LAVANT
(Lavant 24.6.1976 Copyright Steve Sainsbury/Rail Thing)
(Lavant 15.5.1977. Copyright Steve Sainsbury/Rail Thing)
Imagine a single track railway with impressive tile hung stations running through a National Park linking a cathedral city with a country town, using exclusively steam - over bridges and through tunnels cutting through the South Downs.
Not quite the Bluebell or Cuckoo lines - the line was the Chichester to Midhurst branch of the LBSCR. The line closed throughout to passengers as long ago (as did Chichester's other branch line) but kept going with freight traffic throughgout until 1951 when flooding led to an accident which effectively cut the line between Cocking and Midhurst. Most of the remainder of the line closed in 1953, apart from the two mile section to Lavant which remained open until 1970 for seasonal sugarbeet traffic. An even shorter section of the line opened as far as a gravel pit south of Lavant, this final section closing as late as 1991.
(Near Lavant 15.5.1977. Copyright Steve Sainsbury/Rail Thing)
These are the basic facts about this line, but I had a much closer attachment to the route, as back in the late 60s and early 70s it was the closest disused line to where I lived in Littlehampton, and I regularly visited the line at Lavant, just catching it whilst the track was still down. The track ran through the station and tantalising beyond northwards to vanish in long grass with the South Downs as a backdrop. So a regular trip for me in that period was to catch the train from Littlehampton to Chichester, then walk until I could pick up the track south of Lavant.

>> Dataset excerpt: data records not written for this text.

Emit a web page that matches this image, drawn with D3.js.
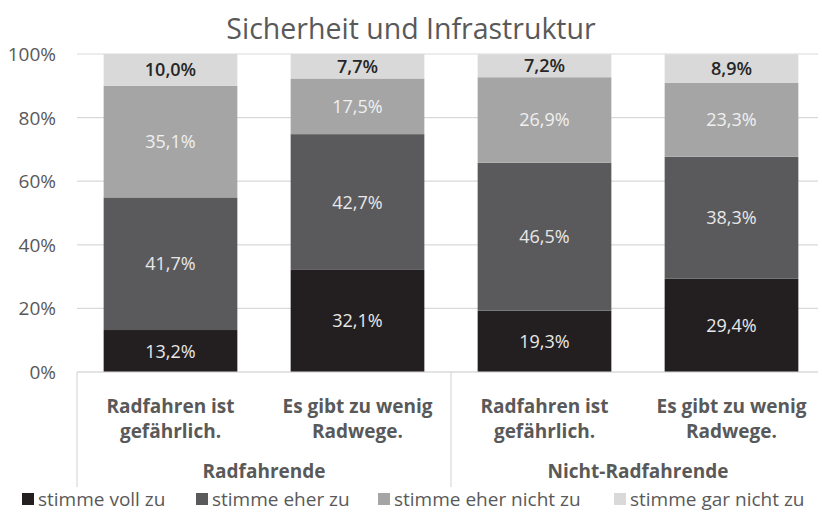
<!DOCTYPE html>
<html>
<head>
<meta charset="utf-8">
<script src="https://cdn.jsdelivr.net/npm/d3@7"></script>
<style>
  body { margin: 0; background: #fff; }
  text { font-family: "Open Sans", sans-serif; }
</style>
</head>
<body>
<script>
const title = "Sicherheit und Infrastruktur"
const categories = [
  ["Radfahren ist", "gefährlich."],
  ["Es gibt zu wenig", "Radwege."],
  ["Radfahren ist", "gefährlich."],
  ["Es gibt zu wenig", "Radwege."]
]
const groups = ["Radfahrende", "Nicht-Radfahrende"]
const series = ["stimme voll zu", "stimme eher zu", "stimme eher nicht zu", "stimme gar nicht zu"]
const voll = [13.2, 32.1, 19.3, 29.4]
const eher = [41.7, 42.7, 46.5, 38.3]
const eherNicht = [35.1, 17.5, 26.9, 23.3]
const garNicht = [10.0, 7.7, 7.2, 8.9]
const yTicks = [0, 20, 40, 60, 80, 100]

const colors = ["#231f20", "#5a5a5c", "#a5a5a5", "#d9d9d9"]
const labelColors = ["#e8e8e8", "#e8e8e8", "#f0f0f0", "#262626"]

const width = 822, height = 522
const plot = { left: 77, right: 825, top: 54, bottom: 372 }

const svg = d3.select("body")
  .append("svg")
  .attr("width", width)
  .attr("height", height);

const x = d3.scaleBand()
  .domain(d3.range(categories.length))
  .range([plot.left, plot.right])
  .paddingInner(0.285)
  .paddingOuter(0.1425);

const y = d3.scaleLinear().domain([0, 100]).range([plot.bottom, plot.top]);

// title
svg.append("text")
  .attr("x", width / 2)
  .attr("y", 39)
  .attr("text-anchor", "middle")
  .attr("font-size", "28.5px")
  .attr("fill", "#595959")
  .text(title);

// gridlines
svg.selectAll("line.grid")
  .data(yTicks)
  .enter()
  .append("line")
  .attr("class", "grid")
  .attr("x1", plot.left)
  .attr("x2", width - 4)
  .attr("y1", d => y(d))
  .attr("y2", d => y(d))
  .attr("stroke", "#d9d9d9")
  .attr("stroke-width", 1.2);

// y tick labels
svg.selectAll("text.ytick")
  .data(yTicks)
  .enter()
  .append("text")
  .attr("class", "ytick")
  .attr("x", 56)
  .attr("y", d => y(d) + 7)
  .attr("text-anchor", "end")
  .attr("font-size", "19px")
  .attr("fill", "#595959")
  .text(d => d + "%");

// stacked data
const rows = categories.map((c, i) => ({
  i: i,
  "stimme voll zu": voll[i],
  "stimme eher zu": eher[i],
  "stimme eher nicht zu": eherNicht[i],
  "stimme gar nicht zu": garNicht[i]
}));
const stacked = d3.stack().keys(series)(rows);

const fmt = v => v.toFixed(1).replace(".", ",") + "%";

const layers = svg.selectAll("g.layer")
  .data(stacked)
  .enter()
  .append("g")
  .attr("class", "layer");

layers.each(function(layer, li) {
  const g = d3.select(this);
  g.selectAll("rect")
    .data(layer)
    .enter()
    .append("rect")
    .attr("x", d => x(d.data.i))
    .attr("width", x.bandwidth())
    .attr("y", d => y(d[1]))
    .attr("height", d => y(d[0]) - y(d[1]))
    .attr("fill", colors[li]);
  g.selectAll("text")
    .data(layer)
    .enter()
    .append("text")
    .attr("x", d => x(d.data.i) + x.bandwidth() / 2)
    .attr("y", d => (y(d[0]) + y(d[1])) / 2 + 6.5)
    .attr("text-anchor", "middle")
    .attr("font-size", "18px")
    .attr("font-weight", li === 3 ? "600" : "400")
    .attr("fill", labelColors[li])
    .text(d => fmt(d[1] - d[0]));
});

// x axis line
svg.append("line")
  .attr("x1", plot.left)
  .attr("x2", width - 4)
  .attr("y1", plot.bottom)
  .attr("y2", plot.bottom)
  .attr("stroke", "#d9d9d9")
  .attr("stroke-width", 1.2);

// group separators
const step = x.step();
const sepX = [plot.left, plot.left + 2 * step];
svg.selectAll("line.sep")
  .data(sepX)
  .enter()
  .append("line")
  .attr("class", "sep")
  .attr("x1", d => d)
  .attr("x2", d => d)
  .attr("y1", plot.bottom)
  .attr("y2", 487)
  .attr("stroke", "#d9d9d9")
  .attr("stroke-width", 1.2);

// category labels
const cat = svg.selectAll("text.cat")
  .data(categories)
  .enter()
  .append("text")
  .attr("class", "cat")
  .attr("text-anchor", "middle")
  .attr("font-size", "19px")
  .attr("font-weight", "bold")
  .attr("fill", "#595959");
cat.append("tspan")
  .attr("x", (d, i) => x(i) + x.bandwidth() / 2)
  .attr("y", 413)
  .text(d => d[0]);
cat.append("tspan")
  .attr("x", (d, i) => x(i) + x.bandwidth() / 2)
  .attr("y", 438)
  .text(d => d[1]);

// group labels
svg.selectAll("text.group")
  .data(groups)
  .enter()
  .append("text")
  .attr("class", "group")
  .attr("x", (d, i) => plot.left + step * (2 * i + 1))
  .attr("y", 478)
  .attr("text-anchor", "middle")
  .attr("font-size", "19px")
  .attr("font-weight", "bold")
  .attr("fill", "#595959")
  .text(d => d);

// legend
const legendX = [22, 196, 378, 614];
const legend = svg.selectAll("g.legend")
  .data(series)
  .enter()
  .append("g")
  .attr("class", "legend")
  .attr("transform", (d, i) => `translate(${legendX[i]}, 506)`);
legend.append("rect")
  .attr("x", 0)
  .attr("y", -13)
  .attr("width", 12)
  .attr("height", 12)
  .attr("fill", (d, i) => colors[i]);
legend.append("text")
  .attr("x", 16)
  .attr("y", 0)
  .attr("font-size", "19px")
  .attr("fill", "#595959")
  .text(d => d);
</script>
</body>
</html>
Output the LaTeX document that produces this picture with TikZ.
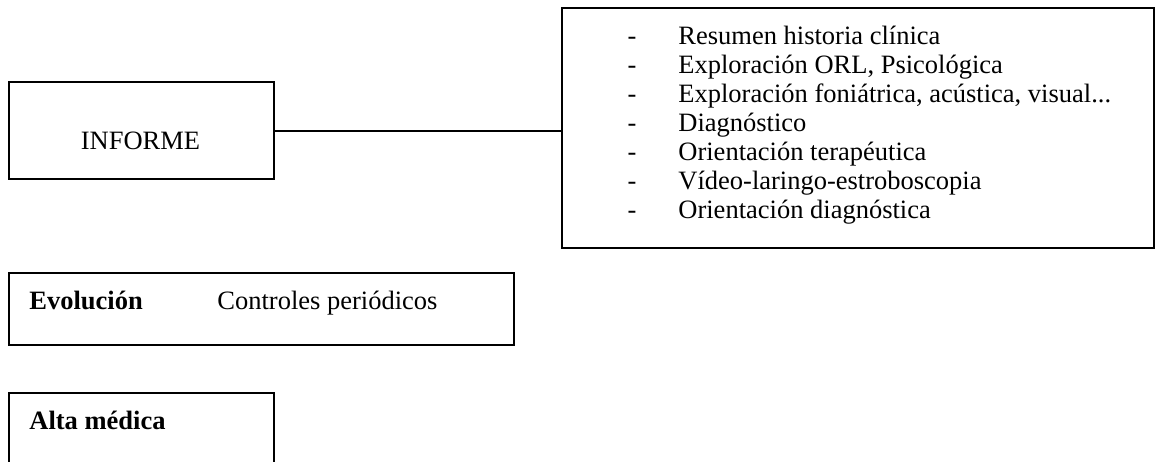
\documentclass[tikz,border=0pt]{standalone}
\usepackage{fontspec}
\setmainfont{Liberation Serif}
\begin{document}
\begin{tikzpicture}[x=0.5pt,y=-0.5pt,
		caja/.style={draw,line width=1pt,inner sep=0pt,anchor=north west},
		txt/.style={inner sep=0pt,anchor=base west,font=\fontsize{13.25}{15}\selectfont}]
		\clip (0,0) rectangle (1155,461);
		% cajas
		\node[caja,minimum width=132.5pt,minimum height=48.5pt] (cinforme) at (8,81) {};
		\node[caja,minimum width=296pt,minimum height=120pt] (clista) at (561,7) {};
		\node[caja,minimum width=252.5pt,minimum height=36pt] (cevol) at (8,272) {};
		\node[caja,minimum width=132.5pt,minimum height=50pt] (calta) at (8,392) {};
		% textos
		\node[txt,anchor=base] (informe) at (140.5,149) {INFORME};
		\foreach \t [count=\i] in {Resumen historia clínica,{Exploración ORL, Psicológica},
			{Exploración foniátrica, acústica, visual.{}..},Diagnóstico,Orientación terapéutica,
			Vídeo-laringo-estroboscopia,Orientación diagnóstica}{
			\node[txt,anchor=base] (guion\i) at (632,{44+29*(\i-1)}) {-};
			\node[txt] (item\i) at (678,{44+29*(\i-1)}) {\t};
		}
		\node[txt] (evol) at (29,309) {\bfseries Evolución};
		\node[txt] (control) at (217,309) {Controles periódicos};
		\node[txt] (alta) at (29,429) {\bfseries Alta médica};
		% conector
		\draw[line width=1pt] (cinforme.east) -- (cinforme.east -| clista.west);
\end{tikzpicture}
\end{document}
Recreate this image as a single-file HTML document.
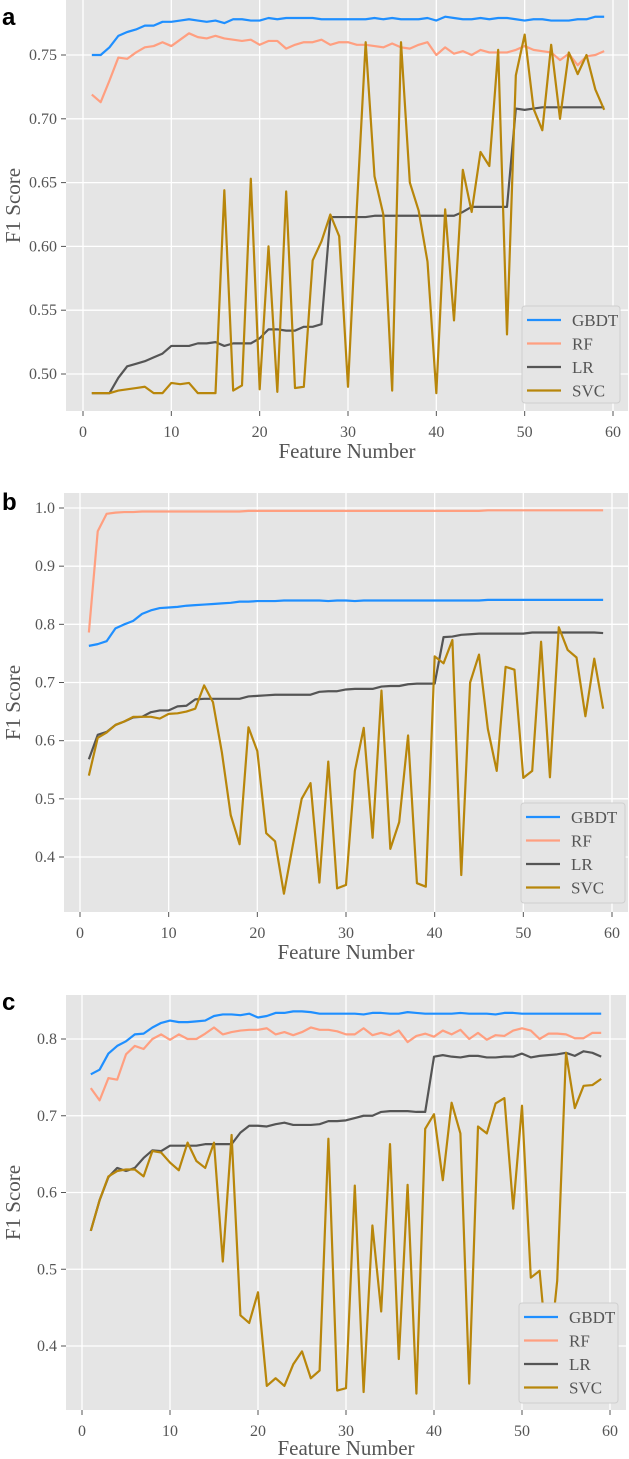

The line beyond was a mystery to me and I never ventured beyond Lavant in those days. But a few years later I had a motorbike and followed the route northwards. I did get to photograph Cocking station, but Singleton was too scary to approach with it being a working vineyard (a rare thing even in Sussex back in pre-Global Warming days!)
(Cocking 24.6.1976 Copyright Steve Sainsbury/Rail Thing)
I had even been lucky enough to see the closed LBSCR station at Midhurst which marked the northern end of this route back in about 1970, shortly before it was demolished and a year before I started taking pictures. I even found the long abandoned LSWR in Midhurst on the same day which hadn't seen trains stop since 1925 (?) when all services began to use the more imposing LBSCR station.
(Midhurst LBSCR 1958. Source Google)
I haven't been back to this line for many years. The trackbed is now a cycleway and footpath and the station at Lavant has been converted into flats (it was a very big station for a small village!) Singleton is still a vineyard and Cocking is an impressive private house. You'd hardly know Midhurst ever had a station let alone two.
The future? Well Midhurst will need trains again one day, that's for sure. There were three branches to Midhurst, from Chichester, Pulborough and Petersfield. But the most useful line never actually got built - a direct route to London via Fernhurst and the Portsmouth Direct route ...
There have been schemes over the years to reopen at least part of the Midhurst network, albeit as a heritage line. One thing's for sure, no railway ever really dies, and they are all just waiting for their time to come.